Did not want to join another forum. Was a requirement to see your video.
I have faith in your abilities to stick a piece of metal with 2 pointy probes.
Did you get similar readings ?

Rich


----------



## steven4601 (Nov 11, 2010)

Does not compile.

That link should be public viewable :S atleast it is here. Is Vimeo Blocking the link?
Name of the video "Boring Testing - Testing Battery Interconnects"

Puzzled now.



Not yet, having a lazy day. Bought an overall for working on the car. And took the to be converted roadster through a car wash  That sums about it what I have done today. 

I have thin pure copper sheets I also used for constructing the IGBT busbars to fill in the FR4 isolator thickness. will try to run a current through 
now ;-)

BBL


----------



## steven4601 (Nov 11, 2010)

Ok 

Performed a measurement on a 180x20mm strip of copper. The copper strip is 0.3mm thick. 

The measurement resulted a resistance of 633u Ohm. That is too high. (3A results in 1.9mV acros the strip)

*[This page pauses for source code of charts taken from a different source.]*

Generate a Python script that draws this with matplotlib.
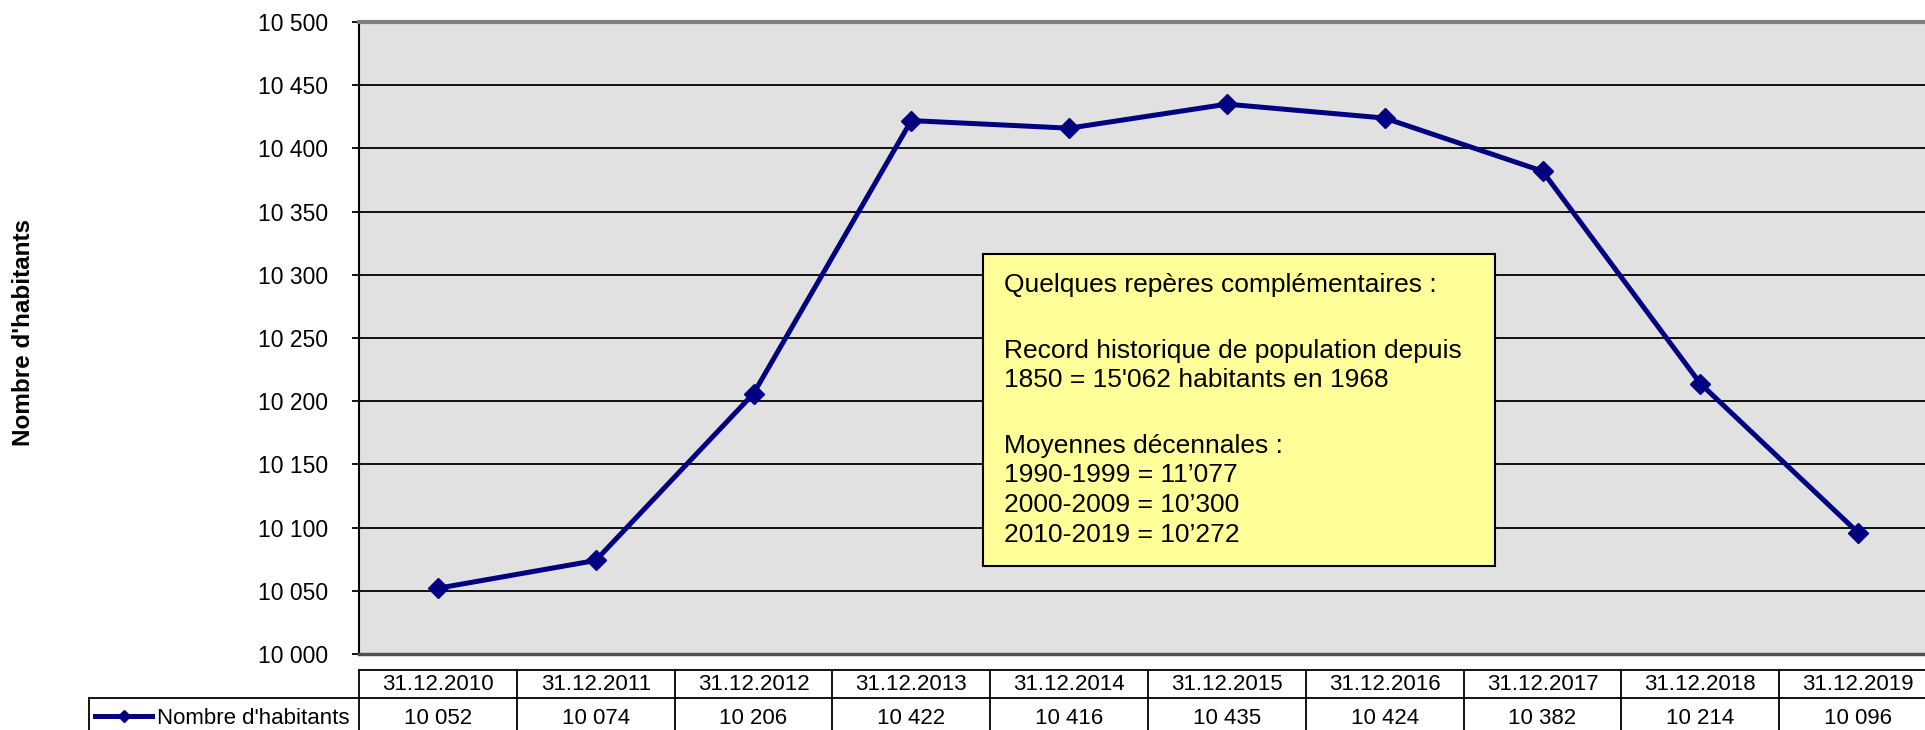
"""
Population line chart with a data table underneath -> out.png
"""
import numpy as np
import matplotlib
matplotlib.use("Agg")
import matplotlib.pyplot as plt
from matplotlib.lines import Line2D
from matplotlib.patches import Rectangle
from matplotlib.transforms import blended_transform_factory

plt.rcParams["font.family"] = ["Liberation Sans", "DejaVu Sans"]

# data
dates = ["31.12.2010", "31.12.2011", "31.12.2012", "31.12.2013", "31.12.2014",
         "31.12.2015", "31.12.2016", "31.12.2017", "31.12.2018", "31.12.2019"]
habitants = [10052, 10074, 10206, 10422, 10416, 10435, 10424, 10382, 10214, 10096]
series_name = "Nombre d'habitants"
y_ticks = list(range(10000, 10501, 50))
note_lines = ["Quelques repères complémentaires :",
              "",
              "Record historique de population depuis",
              "1850 = 15'062 habitants en 1968",
              "",
              "Moyennes décennales :",
              "1990-1999 = 11’077",
              "2000-2009 = 10’300",
              "2010-2019 = 10’272"]

NAVY = "#000080"
W, H = 1925, 730


def fx(x):   # pixel -> figure fraction (x)
    return x / W


def fy(y):   # pixel from top -> figure fraction (y)
    return 1 - y / H


def fmt(v):
    return f"{v:,}".replace(",", " ")


fig = plt.figure(figsize=(W / 100, H / 100), dpi=100)
ax = fig.add_axes([fx(359), fy(654), fx(1937 - 359), (654 - 22) / H])
ax.set_facecolor("#e1e1e1")

xs = np.arange(len(habitants))
ax.plot(xs, habitants, color=NAVY, lw=3.6, marker="D", ms=10.5, zorder=3, clip_on=False)

ax.set_xlim(-0.5, len(habitants) - 0.5)
ax.set_ylim(y_ticks[0], y_ticks[-1])
ax.set_yticks(y_ticks)
ax.set_yticklabels([fmt(v) for v in y_ticks], fontsize=16.5)
ax.tick_params(axis="y", length=5, width=1.3, pad=17)
ax.set_xticks([])
ax.yaxis.grid(True, color="black", lw=1.3)
ax.set_axisbelow(True)

ax.spines["left"].set_color("black")
ax.spines["left"].set_linewidth(1.5)
ax.spines["top"].set_color("#808080")
ax.spines["top"].set_linewidth(3)
ax.spines["bottom"].set_color("#505050")
ax.spines["bottom"].set_linewidth(2.5)
ax.spines["right"].set_visible(False)

fig.text(fx(24), fy(332), series_name, rotation=90, fontsize=17.5,
         fontweight="bold", ha="center", va="center")

# yellow note box
fig.patches.append(Rectangle((fx(983), fy(566)), fx(1495 - 983), (566 - 254) / H,
                             transform=fig.transFigure, fc="#ffff99", ec="black",
                             lw=1.5, zorder=5))
y = 282
for i, line in enumerate(note_lines):
    if line:
        fig.text(fx(1004), fy(y), line, fontsize=19, ha="left",
                 va="center_baseline", zorder=6)
    y += 33 if (line == "" or (i + 1 < len(note_lines) and note_lines[i + 1] == "")) else 29.5

# data table below the axes
tr = blended_transform_factory(ax.transData, fig.transFigure)
top, mid, bot = 670, 698, 745
edges = np.arange(len(dates) + 1) - 0.5
for yy in (top, mid):
    ax.add_line(Line2D([edges[0], edges[-1]], [fy(yy), fy(yy)], transform=tr,
                       color="black", lw=1.3, clip_on=False))
for e in edges:
    ax.add_line(Line2D([e, e], [fy(top), fy(bot)], transform=tr,
                       color="black", lw=1.3, clip_on=False))
for i, (d, v) in enumerate(zip(dates, habitants)):
    ax.text(i, fy(685), d, transform=tr, ha="center", va="center", fontsize=16)
    ax.text(i, fy(718), fmt(v), transform=tr, ha="center", va="center", fontsize=16)

# legend cell
fig.add_artist(Line2D([fx(89), fx(359)], [fy(mid), fy(mid)], color="black", lw=1.3))
fig.add_artist(Line2D([fx(89), fx(89)], [fy(mid), fy(bot)], color="black", lw=1.3))
fig.add_artist(Line2D([fx(95), fx(152)], [fy(716), fy(716)], color=NAVY, lw=3.6))
fig.add_artist(Line2D([fx(124)], [fy(716)], color=NAVY, marker="D", ms=6))
fig.text(fx(157), fy(718), series_name, ha="left", va="center", fontsize=16)

fig.savefig("out.png", dpi=100, facecolor="white")
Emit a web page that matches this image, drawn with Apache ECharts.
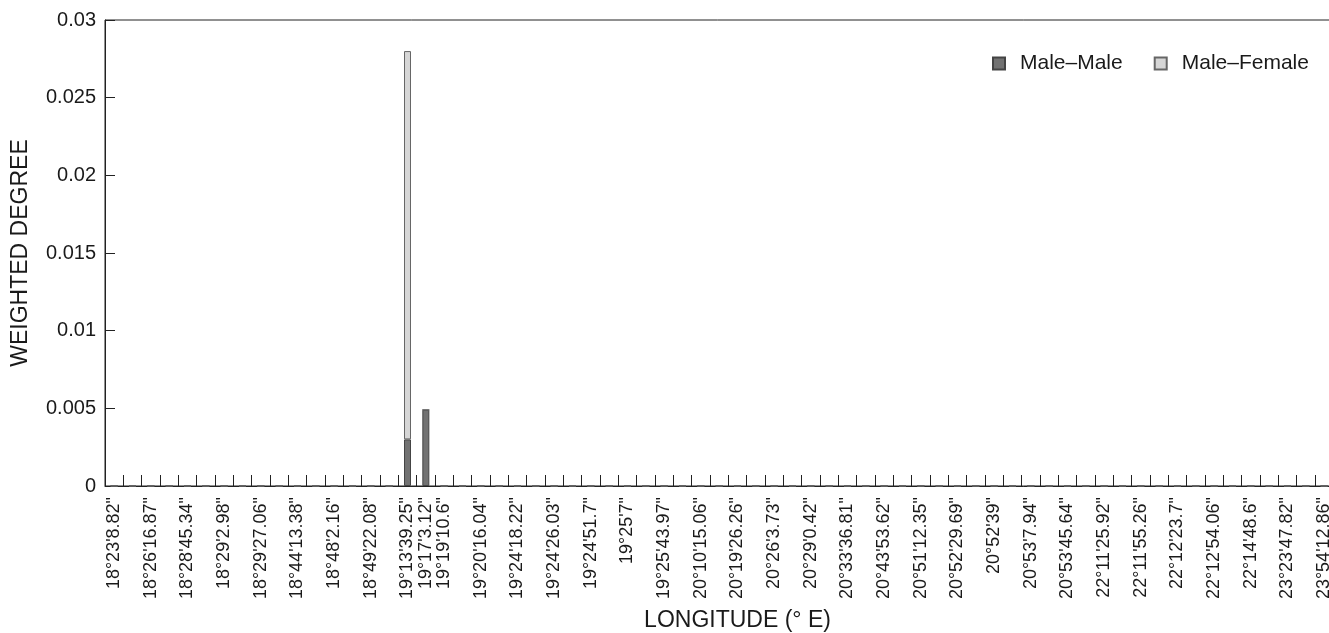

But what am I proofing with this?
Relative difference of the cell inter connects remains. Even if theres low range gain error or a copper strip not being copper....


----------



## cyclops2 (Feb 12, 2011)

Fantastic recycled QC.

Bigger question. 
How high can the bars resistance be sold at ?
Are the bars being made with large high impurity spots in them. ETC


----------



## rwaudio (May 22, 2008)

steven4601 said:


> Ill post a video of how I measured it.
> edited: here is the video
> 
> 
> http://vimeo.com/20136611


based on the video, it looks like you have one bad terminal connection, (upper left) I would try the sanding + noalox to see if the voltage drop from screw to bar went away. it's hard to tell, but it looks like you have small wires soldered to the bus bars to power the light??? if this is correct you will get all sorts of random stuff measuring randomly along the bar because of where/how current is flowing. The test in the photo looks more valid because you are measuring end to end resistance. Keep in mind that what appears to be solder joints at the ends of the bars probably make up the majority of the resistance you are measuring. Solder is actually a pretty poor conductor. I took one look at the supplied headway bars and put them back in the box. I used 1/8" aluminum, machined them and assembled the pack using deoxit all in a very short period of time. I'm also using steel bolts at the moment because that's all I had. It's not perfect, but it's consistent.


----------



## steven4601 (Nov 11, 2010)

Hi

Just inspected the interconnects, the one showing a high resistance is also corroding on the darkside, eh, I meant downside! Grabbed a magnet and it was showing to be strongly attracted to the magnet.. 
Unlike the other interconnects which are weakly attracted by the magnet. 


All two (both) battery ends are quite strongly attracted to the magnet.. I guess that means it is not made of aluminum or aluminium. 



PS: the thin wires on the tabs/interconnects where for the over voltage shunt


----------



## cyclops2 (Feb 12, 2011)

Good company to NOT deal with.


----------